Copy each line exactly. Drop every picture.
**** Information shown ****
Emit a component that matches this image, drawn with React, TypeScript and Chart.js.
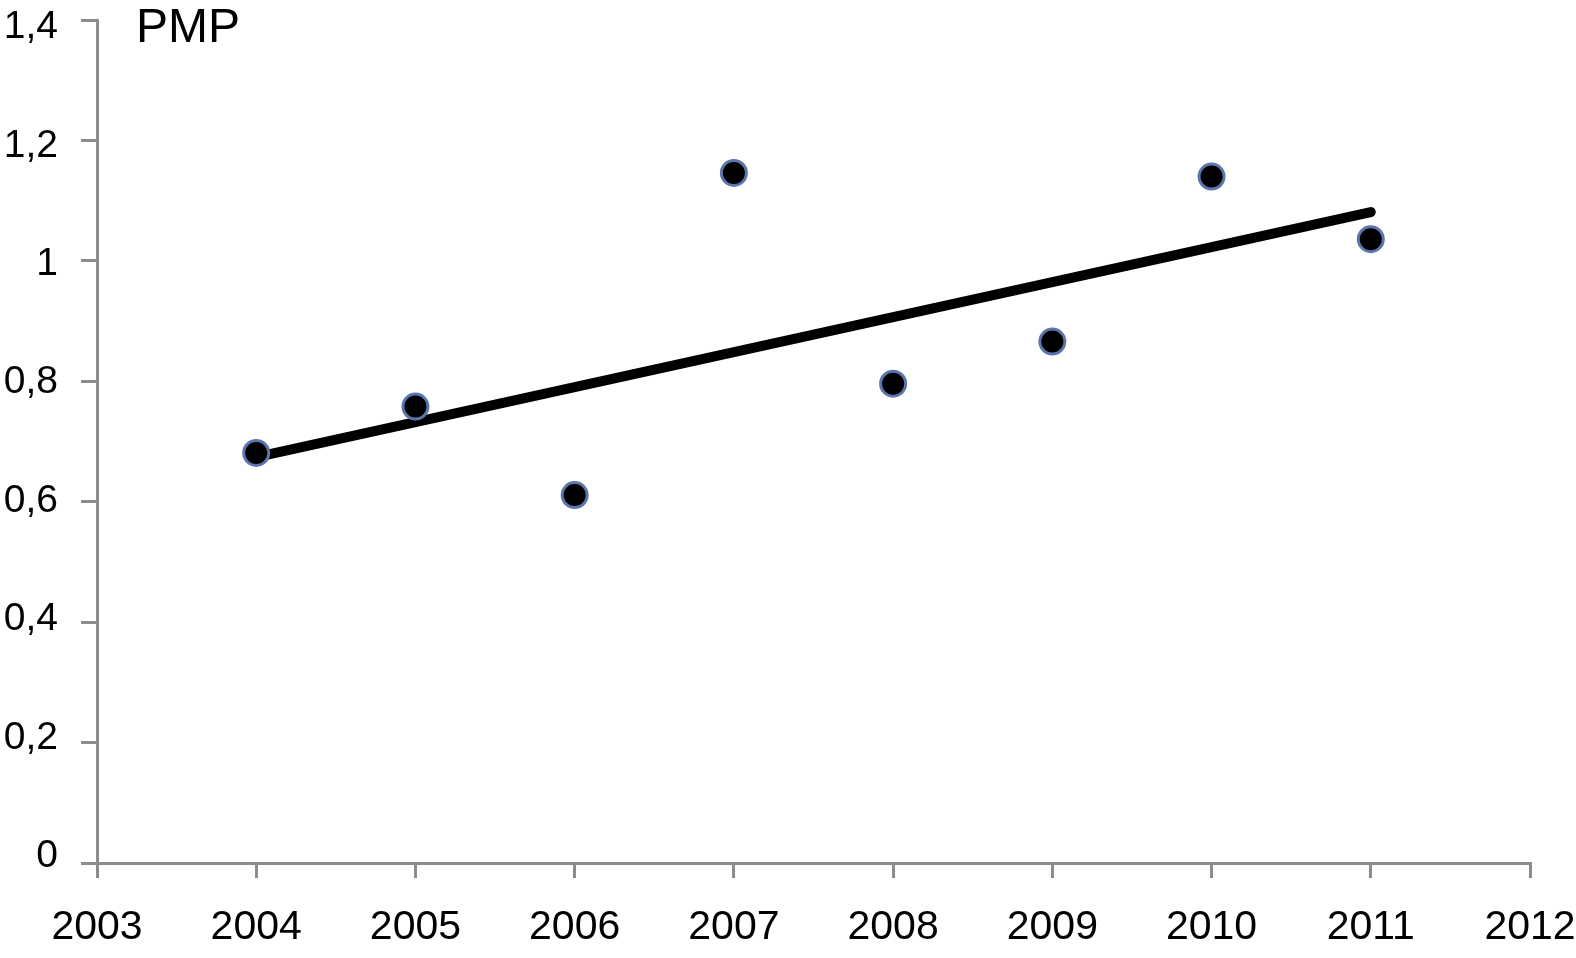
import React, { useEffect, useRef } from 'react';
import { Chart, registerables } from 'chart.js';

Chart.register(...registerables);

const years = [2004, 2005, 2006, 2007, 2008, 2009, 2010, 2011];
const pmpValues = [0.681, 0.758, 0.611, 1.146, 0.796, 0.866, 1.14, 1.036];
const trendYears = [2004, 2011];
const trendValues = [0.674, 1.081];
const xTickValues = [2003, 2004, 2005, 2006, 2007, 2008, 2009, 2010, 2011, 2012];
const xTickLabels = ['2003', '2004', '2005', '2006', '2007', '2008', '2009', '2010', '2011', '2012'];
const yTickValues = [0, 0.2, 0.4, 0.6, 0.8, 1, 1.2, 1.4];
const yTickLabels = ['0', '0,2', '0,4', '0,6', '0,8', '1', '1,2', '1,4'];
const seriesTitle = 'PMP';

const FONT = '"Liberation Sans", Arial, Helvetica, sans-serif';
const AXIS = '#8c8c8c';

const titlePlugin = {
  id: 'pmpTitle',
  afterDraw(chart: any) {
    const ctx = chart.ctx;
    ctx.save();
    ctx.fillStyle = '#000';
    ctx.font = `48px ${FONT}`;
    ctx.textAlign = 'left';
    ctx.textBaseline = 'alphabetic';
    ctx.fillText(seriesTitle, chart.chartArea.left + 39, 42);
    ctx.restore();
  },
};

// the y labels in the reference sit slightly closer together than the ticks
function squeezeYLabels(s: any) {
  if (s.__squeezed) return;
  s.__squeezed = true;
  const orig = s._computeLabelItems.bind(s);
  s._computeLabelItems = (ca: any) => {
    const items = orig(ca);
    const top = s.top;
    items.forEach((it: any) => {
      const t = it.options && it.options.translation;
      if (t) t[1] = top + 7.5 + (t[1] - top) * 0.983;
    });
    return items;
  };
}

export default function App() {
  const ref = useRef<HTMLCanvasElement | null>(null);
  useEffect(() => {
    if (!ref.current) return;
    const chart = new Chart(ref.current, {
      type: 'scatter',
      data: {
        datasets: [
          {
            label: 'trend',
            data: trendYears.map((x, i) => ({ x, y: trendValues[i] })),
            showLine: true,
            borderColor: '#000',
            borderWidth: 10,
            pointRadius: 0,
            borderCapStyle: 'round',
            order: 1,
          },
          {
            label: seriesTitle,
            data: years.map((x, i) => ({ x, y: pmpValues[i] })),
            backgroundColor: '#000',
            borderColor: '#5a76ad',
            borderWidth: 3,
            pointRadius: 12.5,
            order: 0,
          },
        ],
      },
      options: {
        responsive: false,
        animation: false,
        layout: { padding: { top: 20, right: 46, left: 0, bottom: 0 } },
        plugins: { legend: { display: false }, tooltip: { enabled: false } },
        scales: {
          x: {
            type: 'linear',
            min: 2003,
            max: 2012,
            afterBuildTicks: (s: any) => {
              s.ticks = xTickValues.map((v) => ({ value: v }));
            },
            afterFit: (s: any) => {
              s.height = 95;
              s.paddingLeft = 0;
              s.paddingRight = 0;
            },
            ticks: {
              callback: (_v: any, i: number) => xTickLabels[i],
              font: { family: FONT, size: 41 },
              color: '#000',
              padding: 25,
              maxRotation: 0,
              autoSkip: false,
            },
            grid: {
              drawOnChartArea: false,
              drawTicks: true,
              tickLength: 15,
              color: AXIS,
              lineWidth: 3,
            },
            border: { display: true, color: AXIS, width: 3 },
          },
          y: {
            type: 'linear',
            min: 0,
            max: 1.4,
            afterBuildTicks: (s: any) => {
              s.ticks = yTickValues.map((v) => ({ value: v }));
            },
            afterFit: (s: any) => {
              s.width = 97;
              s.paddingTop = 0;
              s.paddingBottom = 0;
              squeezeYLabels(s);
            },
            ticks: {
              callback: (_v: any, i: number) => yTickLabels[i],
              font: { family: FONT, size: 39 },
              color: '#000',
              padding: 23,
              autoSkip: false,
            },
            grid: {
              drawOnChartArea: false,
              drawTicks: true,
              tickLength: 16,
              color: AXIS,
              lineWidth: 3,
            },
            border: { display: true, color: AXIS, width: 3 },
          },
        },
      },
      plugins: [titlePlugin],
    });
    return () => chart.destroy();
  }, []);
  return (
    <div style={{ position: 'fixed', left: 0, top: 0, width: 1576, height: 958, background: '#fff' }}>
      <canvas ref={ref} width={1576} height={958} style={{ display: 'block' }} />
    </div>
  );
}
****
> **The result**
Emit a component that matches this image, drawn with React, TypeScript and Chart.js.
import React, { useEffect, useRef } from 'react';
import { Chart, registerables } from 'chart.js';

Chart.register(...registerables);

const years = [2004, 2005, 2006, 2007, 2008, 2009, 2010, 2011];
const pmpValues = [0.681, 0.758, 0.611, 1.146, 0.796, 0.866, 1.14, 1.036];
const trendYears = [2004, 2011];
const trendValues = [0.674, 1.081];
const xTickValues = [2003, 2004, 2005, 2006, 2007, 2008, 2009, 2010, 2011, 2012];
const xTickLabels = ['2003', '2004', '2005', '2006', '2007', '2008', '2009', '2010', '2011', '2012'];
const yTickValues = [0, 0.2, 0.4, 0.6, 0.8, 1, 1.2, 1.4];
const yTickLabels = ['0', '0,2', '0,4', '0,6', '0,8', '1', '1,2', '1,4'];
const seriesTitle = 'PMP';

const FONT = '"Liberation Sans", Arial, Helvetica, sans-serif';
const AXIS = '#8c8c8c';

const titlePlugin = {
  id: 'pmpTitle',
  afterDraw(chart: any) {
    const ctx = chart.ctx;
    ctx.save();
    ctx.fillStyle = '#000';
    ctx.font = `48px ${FONT}`;
    ctx.textAlign = 'left';
    ctx.textBaseline = 'alphabetic';
    ctx.fillText(seriesTitle, chart.chartArea.left + 39, 42);
    ctx.restore();
  },
};

// the y labels in the reference sit slightly closer together than the ticks
function squeezeYLabels(s: any) {
  if (s.__squeezed) return;
  s.__squeezed = true;
  const orig = s._computeLabelItems.bind(s);
  s._computeLabelItems = (ca: any) => {
    const items = orig(ca);
    const top = s.top;
    items.forEach((it: any) => {
      const t = it.options && it.options.translation;
      if (t) t[1] = top + 7.5 + (t[1] - top) * 0.983;
    });
    return items;
  };
}

export default function App() {
  const ref = useRef<HTMLCanvasElement | null>(null);
  useEffect(() => {
    if (!ref.current) return;
    const chart = new Chart(ref.current, {
      type: 'scatter',
      data: {
        datasets: [
          {
            label: 'trend',
            data: trendYears.map((x, i) => ({ x, y: trendValues[i] })),
            showLine: true,
            borderColor: '#000',
            borderWidth: 10,
            pointRadius: 0,
            borderCapStyle: 'round',
            order: 1,
          },
          {
            label: seriesTitle,
            data: years.map((x, i) => ({ x, y: pmpValues[i] })),
            backgroundColor: '#000',
            borderColor: '#5a76ad',
            borderWidth: 3,
            pointRadius: 12.5,
            order: 0,
          },
        ],
      },
      options: {
        responsive: false,
        animation: false,
        layout: { padding: { top: 20, right: 46, left: 0, bottom: 0 } },
        plugins: { legend: { display: false }, tooltip: { enabled: false } },
        scales: {
          x: {
            type: 'linear',
            min: 2003,
            max: 2012,
            afterBuildTicks: (s: any) => {
              s.ticks = xTickValues.map((v) => ({ value: v }));
            },
            afterFit: (s: any) => {
              s.height = 95;
              s.paddingLeft = 0;
              s.paddingRight = 0;
            },
            ticks: {
              callback: (_v: any, i: number) => xTickLabels[i],
              font: { family: FONT, size: 41 },
              color: '#000',
              padding: 25,
              maxRotation: 0,
              autoSkip: false,
            },
            grid: {
              drawOnChartArea: false,
              drawTicks: true,
              tickLength: 15,
              color: AXIS,
              lineWidth: 3,
            },
            border: { display: true, color: AXIS, width: 3 },
          },
          y: {
            type: 'linear',
            min: 0,
            max: 1.4,
            afterBuildTicks: (s: any) => {
              s.ticks = yTickValues.map((v) => ({ value: v }));
            },
            afterFit: (s: any) => {
              s.width = 97;
              s.paddingTop = 0;
              s.paddingBottom = 0;
              squeezeYLabels(s);
            },
            ticks: {
              callback: (_v: any, i: number) => yTickLabels[i],
              font: { family: FONT, size: 39 },
              color: '#000',
              padding: 23,
              autoSkip: false,
            },
            grid: {
              drawOnChartArea: false,
              drawTicks: true,
              tickLength: 16,
              color: AXIS,
              lineWidth: 3,
            },
            border: { display: true, color: AXIS, width: 3 },
          },
        },
      },
      plugins: [titlePlugin],
    });
    return () => chart.destroy();
  }, []);
  return (
    <div style={{ position: 'fixed', left: 0, top: 0, width: 1576, height: 958, background: '#fff' }}>
      <canvas ref={ref} width={1576} height={958} style={{ display: 'block' }} />
    </div>
  );
}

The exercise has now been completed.